Esteban, Estebanico, papá, papi… que huella más grande has dejado. ¿Digo huella?…, no. Será más bien una estela. Sí, una estela ancha y brillante, la misma que dibujaba tu barco en las aguas del Cabo, cuando la proa enfilaba el Morrón de los Genoveses, ese accidente geográfico lleno de magia y duende que con la vista templada admirabas y nos hiciste amar.
Una estela a la que hoy, cuando ya no estas, nos aferramos los que te hemos conocido, los que compartimos contigo una larga vida, una vida plena y rica, llena de sensaciones y matices, como si de un poemario se tratara. Cada estrofa definió su etapa, cada verso su momento.
En tu recuerdo diario me aborda la mente los pilares de tu esencia, los que te edificaron como persona: paciencia, dedicación, cariño y nobleza, cualidades que tú llevaste a las más altas cotas de veracidad, valores que además de atesorar supiste irradiar a quienes te rodearon.
Esteban, Estebanico, papá, papi… fuiste padre, fuiste esposo, abuelo y hermano, fuiste maestro, compañero y amigo. Qué fácil resulta decirlo cuando suscribimos los tuyos. Pero qué difícil, bello y grato es comprobar que todos cuantos te conocieron piensan lo mismo.
Las palabras inundan nuestra mente cuando acompañados por tu ausencia te rememoramos, pero tal vez una destaque sobre las demás: bondad. Bueno, también sencillez. ¿Por qué no amistad? Y… ¿gratitud? Nos gusta más nobleza… dignidad, amabilidad, templanza… Uf, son tantas que resultan innumerables.
¡Ay papi! sí es que eras bello como una balada, un manantial de rimas y buen hacer, un poemario en el que cada estrofa definió una etapa y cada verso su momento.
Las nubes que amortajan el sol se disipan. La proa enfila el Morrón de los Genoveses. Su silueta arcana nos envuelve, como la brisa marina y su hálito de sal. Tu mano experta y marinera, fija al timón, va hacia ella. Ahora, bajo las luminiscentes estrellas del Cabo, en el viejo mar de la sabiduría. Lo observas de nuevo. Es el sitio. No hay otro. Indómito, salvaje y puro te contempla y abraza.
Después nos miras. Te miramos. Sonríes. Te sonreímos. Un último pálpito. Para cada uno de nosotros un gesto de gratitud. Para ti nuestro mejor deseo. Vas hacia él, envuelto en un sudario de luz y cariño. Las olas salpican la proa, te adentras y te vas.
Y detrás una estela… brillante y ancha, como sólo puede dejar un hombre bueno, ese rastro irrepetible al que todos nos aferramos cuando nos balanceamos en tu recuerdo.

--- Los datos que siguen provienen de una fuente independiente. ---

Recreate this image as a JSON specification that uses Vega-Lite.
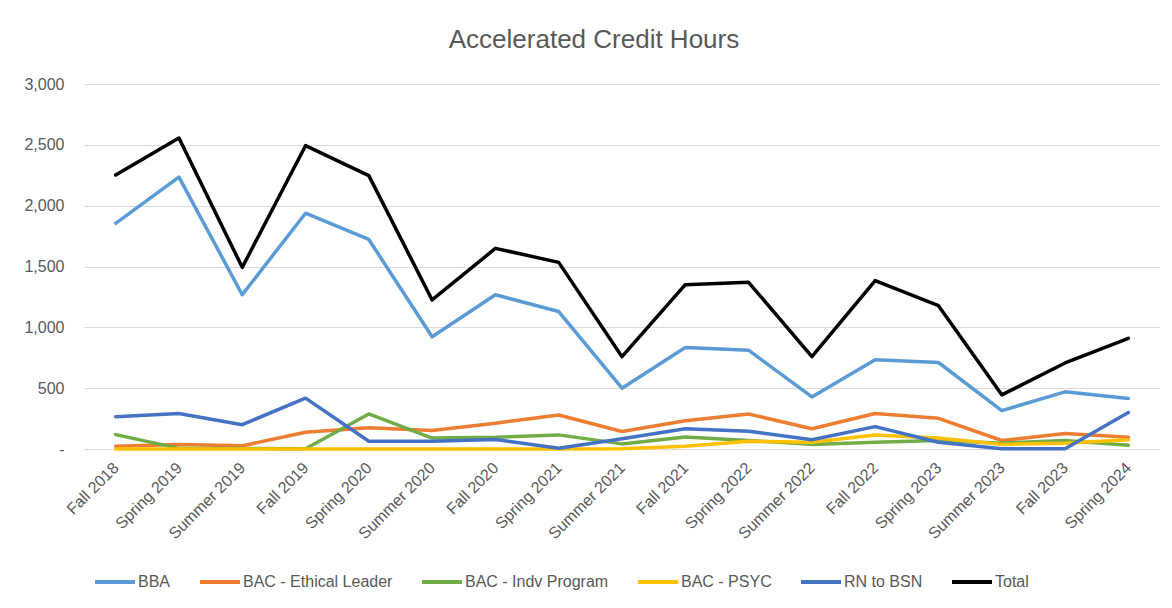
{
  "$schema": "https://vega.github.io/schema/vega-lite/v6.json",
  "width": 1076,
  "height": 365,
  "autosize": {"type": "none"},
  "padding": {"left": 84, "top": 84, "right": 12, "bottom": 159},
  "background": "white",
  "title": {
    "text": "Accelerated Credit Hours",
    "font": "Liberation Sans",
    "fontSize": 26,
    "fontWeight": "normal",
    "color": "#595959",
    "anchor": "middle",
    "dx": -28,
    "offset": 23
  },
  "data": {
    "values": [
      {"term": "Fall 2018", "series": "BBA", "hours": 1855},
      {"term": "Spring 2019", "series": "BBA", "hours": 2235},
      {"term": "Summer 2019", "series": "BBA", "hours": 1268},
      {"term": "Fall 2019", "series": "BBA", "hours": 1938},
      {"term": "Spring 2020", "series": "BBA", "hours": 1722},
      {"term": "Summer 2020", "series": "BBA", "hours": 922},
      {"term": "Fall 2020", "series": "BBA", "hours": 1268},
      {"term": "Spring 2021", "series": "BBA", "hours": 1130},
      {"term": "Summer 2021", "series": "BBA", "hours": 500},
      {"term": "Fall 2021", "series": "BBA", "hours": 834},
      {"term": "Spring 2022", "series": "BBA", "hours": 812},
      {"term": "Summer 2022", "series": "BBA", "hours": 428},
      {"term": "Fall 2022", "series": "BBA", "hours": 734},
      {"term": "Spring 2023", "series": "BBA", "hours": 711},
      {"term": "Summer 2023", "series": "BBA", "hours": 315},
      {"term": "Fall 2023", "series": "BBA", "hours": 470},
      {"term": "Spring 2024", "series": "BBA", "hours": 416},

      {"term": "Fall 2018", "series": "BAC - Ethical Leader", "hours": 22},
      {"term": "Spring 2019", "series": "BAC - Ethical Leader", "hours": 36},
      {"term": "Summer 2019", "series": "BAC - Ethical Leader", "hours": 26},
      {"term": "Fall 2019", "series": "BAC - Ethical Leader", "hours": 138},
      {"term": "Spring 2020", "series": "BAC - Ethical Leader", "hours": 174},
      {"term": "Summer 2020", "series": "BAC - Ethical Leader", "hours": 152},
      {"term": "Fall 2020", "series": "BAC - Ethical Leader", "hours": 212},
      {"term": "Spring 2021", "series": "BAC - Ethical Leader", "hours": 280},
      {"term": "Summer 2021", "series": "BAC - Ethical Leader", "hours": 144},
      {"term": "Fall 2021", "series": "BAC - Ethical Leader", "hours": 232},
      {"term": "Spring 2022", "series": "BAC - Ethical Leader", "hours": 288},
      {"term": "Summer 2022", "series": "BAC - Ethical Leader", "hours": 166},
      {"term": "Fall 2022", "series": "BAC - Ethical Leader", "hours": 292},
      {"term": "Spring 2023", "series": "BAC - Ethical Leader", "hours": 252},
      {"term": "Summer 2023", "series": "BAC - Ethical Leader", "hours": 70},
      {"term": "Fall 2023", "series": "BAC - Ethical Leader", "hours": 128},
      {"term": "Spring 2024", "series": "BAC - Ethical Leader", "hours": 96},

      {"term": "Fall 2018", "series": "BAC - Indv Program", "hours": 118},
      {"term": "Spring 2019", "series": "BAC - Indv Program", "hours": 5},
      {"term": "Summer 2019", "series": "BAC - Indv Program", "hours": 5},
      {"term": "Fall 2019", "series": "BAC - Indv Program", "hours": 2},
      {"term": "Spring 2020", "series": "BAC - Indv Program", "hours": 288},
      {"term": "Summer 2020", "series": "BAC - Indv Program", "hours": 90},
      {"term": "Fall 2020", "series": "BAC - Indv Program", "hours": 96},
      {"term": "Spring 2021", "series": "BAC - Indv Program", "hours": 116},
      {"term": "Summer 2021", "series": "BAC - Indv Program", "hours": 42},
      {"term": "Fall 2021", "series": "BAC - Indv Program", "hours": 98},
      {"term": "Spring 2022", "series": "BAC - Indv Program", "hours": 70},
      {"term": "Summer 2022", "series": "BAC - Indv Program", "hours": 38},
      {"term": "Fall 2022", "series": "BAC - Indv Program", "hours": 56},
      {"term": "Spring 2023", "series": "BAC - Indv Program", "hours": 70},
      {"term": "Summer 2023", "series": "BAC - Indv Program", "hours": 48},
      {"term": "Fall 2023", "series": "BAC - Indv Program", "hours": 70},
      {"term": "Spring 2024", "series": "BAC - Indv Program", "hours": 30},

      {"term": "Fall 2018", "series": "BAC - PSYC", "hours": 0},
      {"term": "Spring 2019", "series": "BAC - PSYC", "hours": 0},
      {"term": "Summer 2019", "series": "BAC - PSYC", "hours": 0},
      {"term": "Fall 2019", "series": "BAC - PSYC", "hours": 0},
      {"term": "Spring 2020", "series": "BAC - PSYC", "hours": 0},
      {"term": "Summer 2020", "series": "BAC - PSYC", "hours": 0},
      {"term": "Fall 2020", "series": "BAC - PSYC", "hours": 0},
      {"term": "Spring 2021", "series": "BAC - PSYC", "hours": 0},
      {"term": "Summer 2021", "series": "BAC - PSYC", "hours": 3},
      {"term": "Fall 2021", "series": "BAC - PSYC", "hours": 22},
      {"term": "Spring 2022", "series": "BAC - PSYC", "hours": 64},
      {"term": "Summer 2022", "series": "BAC - PSYC", "hours": 56},
      {"term": "Fall 2022", "series": "BAC - PSYC", "hours": 116},
      {"term": "Spring 2023", "series": "BAC - PSYC", "hours": 90},
      {"term": "Summer 2023", "series": "BAC - PSYC", "hours": 38},
      {"term": "Fall 2023", "series": "BAC - PSYC", "hours": 48},
      {"term": "Spring 2024", "series": "BAC - PSYC", "hours": 76},

      {"term": "Fall 2018", "series": "RN to BSN", "hours": 266},
      {"term": "Spring 2019", "series": "RN to BSN", "hours": 292},
      {"term": "Summer 2019", "series": "RN to BSN", "hours": 200},
      {"term": "Fall 2019", "series": "RN to BSN", "hours": 418},
      {"term": "Spring 2020", "series": "RN to BSN", "hours": 64},
      {"term": "Summer 2020", "series": "RN to BSN", "hours": 64},
      {"term": "Fall 2020", "series": "RN to BSN", "hours": 78},
      {"term": "Spring 2021", "series": "RN to BSN", "hours": 6},
      {"term": "Summer 2021", "series": "RN to BSN", "hours": 84},
      {"term": "Fall 2021", "series": "RN to BSN", "hours": 166},
      {"term": "Spring 2022", "series": "RN to BSN", "hours": 146},
      {"term": "Summer 2022", "series": "RN to BSN", "hours": 76},
      {"term": "Fall 2022", "series": "RN to BSN", "hours": 184},
      {"term": "Spring 2023", "series": "RN to BSN", "hours": 56},
      {"term": "Summer 2023", "series": "RN to BSN", "hours": 2},
      {"term": "Fall 2023", "series": "RN to BSN", "hours": 2},
      {"term": "Spring 2024", "series": "RN to BSN", "hours": 300},

      {"term": "Fall 2018", "series": "Total", "hours": 2252},
      {"term": "Spring 2019", "series": "Total", "hours": 2556},
      {"term": "Summer 2019", "series": "Total", "hours": 1493},
      {"term": "Fall 2019", "series": "Total", "hours": 2493},
      {"term": "Spring 2020", "series": "Total", "hours": 2247},
      {"term": "Summer 2020", "series": "Total", "hours": 1225},
      {"term": "Fall 2020", "series": "Total", "hours": 1649},
      {"term": "Spring 2021", "series": "Total", "hours": 1534},
      {"term": "Summer 2021", "series": "Total", "hours": 759},
      {"term": "Fall 2021", "series": "Total", "hours": 1351},
      {"term": "Spring 2022", "series": "Total", "hours": 1370},
      {"term": "Summer 2022", "series": "Total", "hours": 759},
      {"term": "Fall 2022", "series": "Total", "hours": 1384},
      {"term": "Spring 2023", "series": "Total", "hours": 1178},
      {"term": "Summer 2023", "series": "Total", "hours": 445},
      {"term": "Fall 2023", "series": "Total", "hours": 707},
      {"term": "Spring 2024", "series": "Total", "hours": 910}
    ]
  },
  "mark": {"type": "line", "strokeWidth": 3.5, "strokeCap": "round", "strokeJoin": "round"},
  "encoding": {
    "x": {
      "field": "term",
      "type": "ordinal",
      "sort": null,
      "scale": {"type": "point", "padding": 0.5},
      "axis": {
        "title": null,
        "domain": false,
        "ticks": false,
        "tickSize": 0,
        "labelAngle": -45,
        "labelAlign": "right",
        "labelBaseline": "middle",
        "labelPadding": 16,
        "labelFont": "Liberation Sans",
        "labelFontSize": 16,
        "labelColor": "#595959",
        "grid": false
      }
    },
    "y": {
      "field": "hours",
      "type": "quantitative",
      "scale": {"domain": [0, 3000], "nice": false},
      "axis": {
        "title": null,
        "values": [0, 500, 1000, 1500, 2000, 2500, 3000],
        "labelExpr": "datum.value === 0 ? '-  ' : format(datum.value, ',')",
        "domain": false,
        "ticks": false,
        "tickSize": 0,
        "labelPadding": 20,
        "labelFont": "Liberation Sans",
        "labelFontSize": 16,
        "labelColor": "#595959",
        "grid": true,
        "gridColor": "#d9d9d9",
        "gridWidth": 1
      }
    },
    "color": {
      "field": "series",
      "type": "nominal",
      "sort": null,
      "scale": {
        "domain": ["BBA", "BAC - Ethical Leader", "BAC - Indv Program", "BAC - PSYC", "RN to BSN", "Total"],
        "range": ["#5B9BD5", "#ED7D31", "#70AD47", "#FFC000", "#4472C4", "#000000"]
      },
      "legend": {
        "title": null,
        "orient": "none",
        "legendX": 9,
        "legendY": 476,
        "direction": "horizontal",
        "symbolType": "stroke",
        "symbolSize": 1600,
        "symbolStrokeWidth": 4,
        "labelOffset": 1,
        "columnPadding": 21,
        "labelFont": "Liberation Sans",
        "labelFontSize": 16,
        "labelColor": "#595959"
      }
    }
  },
  "config": {"view": {"stroke": null}}
}
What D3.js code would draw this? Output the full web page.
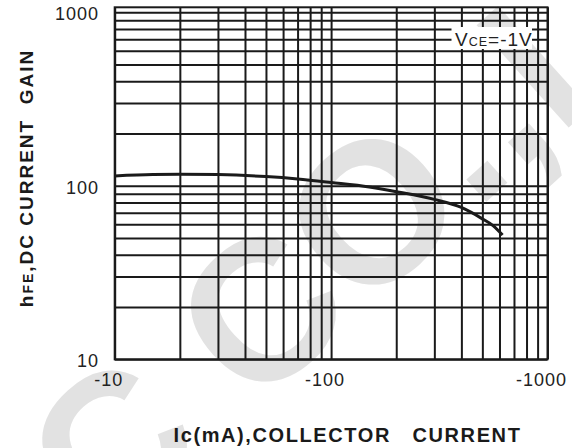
<!DOCTYPE html>
<html>
<head>
<meta charset="utf-8">
<script src="https://cdn.jsdelivr.net/npm/d3@7"></script>
<style>
  body { margin: 0; background: #fff; }
  svg { display: block; font-family: "Liberation Sans", Arial, sans-serif; }
</style>
</head>
<body>
<svg id="chart" width="572" height="448"></svg>
<script>
// Collector current magnitude (mA) and DC current gain along the curve
const currentMA = [10, 15, 20, 30, 50, 70, 100, 150, 200, 300, 400, 500, 560, 620];
const hfe = [114, 116, 116.5, 116, 113, 109.5, 104.5, 98.5, 92.5, 83.5, 75, 64.5, 59, 52];

// Axis ticks and labels
const xTickValues = [10, 100, 1000];
const xTickLabels = ["-10", "-100", "-1000"];
const yTickValues = [10, 100, 1000];
const yTickLabels = ["10", "100", "1000"];

// Log grid: every 1..9 multiple of each decade
const gridValues = [10, 20, 30, 40, 50, 60, 70, 80, 90, 100, 200, 300, 400, 500, 600, 700, 800, 900, 1000];

const conditionLabel = { main: "V", sub: "CE", rest: "=-1V" };
const watermarkText = "IC CO.,LTD";

const svg = d3.select("#chart");
const plotLeft = 114.7, plotRight = 547.5, plotTop = 12.3, plotBottom = 359.3;

const x = d3.scaleLog().domain([10, 1000]).range([plotLeft, plotRight]);
const y = d3.scaleLog().domain([10, 1000]).range([plotBottom, plotTop]);

// Faint background watermark
const fs = 200;
svg.append("g")
  .attr("transform", "translate(259,310) rotate(-42)")
  .append("text")
  .attr("x", -1.639 * fs)
  .attr("y", 0.358 * fs)
  .attr("font-size", fs)
  .attr("font-weight", "bold")
  .attr("fill", "#e2e2e2")
  .text(watermarkText);

const ink = "#1a1a1a";

// Vertical grid lines
svg.append("g")
  .attr("transform", `translate(0,${plotBottom})`)
  .call(d3.axisBottom(x).tickValues(gridValues).tickSize(-(plotBottom - plotTop + 5)).tickFormat(""))
  .call(g => g.select(".domain").remove())
  .call(g => g.selectAll("line").attr("stroke", ink).attr("stroke-width", 2));

// Horizontal grid lines
svg.append("g")
  .attr("transform", `translate(${plotLeft},0)`)
  .call(d3.axisLeft(y).tickValues(gridValues).tickSize(-(plotRight - plotLeft)).tickFormat(""))
  .call(g => g.select(".domain").remove())
  .call(g => g.selectAll("line").attr("stroke", ink).attr("stroke-width", 2));

// Frame
svg.append("rect")
  .attr("x", plotLeft).attr("y", plotTop - 5)
  .attr("width", plotRight - plotLeft).attr("height", plotBottom - plotTop + 5)
  .attr("fill", "none").attr("stroke", ink).attr("stroke-width", 2);

// Gain curve
const line = d3.line()
  .x((d, i) => x(currentMA[i]))
  .y((d, i) => y(hfe[i]))
  .curve(d3.curveMonotoneX);
svg.append("path")
  .datum(hfe)
  .attr("d", line)
  .attr("fill", "none")
  .attr("stroke", ink)
  .attr("stroke-width", 3);

// Test condition label on a white patch
const lab = svg.append("g");
lab.append("rect")
  .attr("x", 451.5).attr("y", 27).attr("width", 80.5).attr("height", 22)
  .attr("fill", "#fff");
const lt = lab.append("text")
  .attr("x", 455).attr("y", 45.5)
  .attr("fill", "#222")
  .attr("letter-spacing", 1);
lt.append("tspan").attr("font-size", 19).text(conditionLabel.main);
lt.append("tspan").attr("font-size", 12.5).text(conditionLabel.sub);
lt.append("tspan").attr("font-size", 19).text(conditionLabel.rest);

// Tick labels
svg.append("g").selectAll("text")
  .data(yTickValues)
  .join("text")
  .attr("x", 99)
  .attr("y", d => y(d) + 3)
  .attr("text-anchor", "end")
  .attr("dominant-baseline", "middle")
  .attr("font-size", 18)
  .attr("letter-spacing", 1)
  .attr("fill", "#222")
  .text((d, i) => yTickLabels[i]);

svg.append("g").selectAll("text")
  .data(xTickValues)
  .join("text")
  .attr("x", d => x(d) - 6)
  .attr("y", 386)
  .attr("text-anchor", "middle")
  .attr("font-size", 18)
  .attr("letter-spacing", 1)
  .attr("fill", "#222")
  .text((d, i) => xTickLabels[i]);

// Axis titles
const yt = svg.append("text")
  .attr("transform", "translate(33,178) rotate(-90)")
  .attr("text-anchor", "middle")
  .attr("font-weight", "bold")
  .attr("font-size", 19)
  .attr("letter-spacing", 2)
  .attr("fill", "#1a1a1a");
yt.append("tspan").text("h");
yt.append("tspan").attr("font-size", 14).text("FE");
yt.append("tspan").text(",DC CURRENT\u00a0\u00a0GAIN");

svg.append("text")
  .attr("x", 347.5).attr("y", 441.7)
  .attr("text-anchor", "middle")
  .attr("font-weight", "bold")
  .attr("font-size", 20)
  .attr("letter-spacing", 1.6)
  .attr("fill", "#1a1a1a")
  .text("Ic(mA),COLLECTOR\u00a0\u00a0\u00a0CURRENT");
</script>
</body>
</html>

Fondea papi que has llegado. No es un triste ocaso. Es el final de una estrofa. Los versos seguirán fluyendo con sus buenos momentos, abrazados en la tibieza del mar, bajo la línea del horizonte, de las rutas perpetuas que enlazan con otros mares y otras tierras.
Más allá, Monsul, Los Amarillos, Vela Blanca, Cala Grande y cala Chica, esos recónditos lugares que forjaron nuestro devenir, te cortejan y arrullan, mientras la Media Luna seca sus lágrimas en el haz eterno de la luz del Cabo.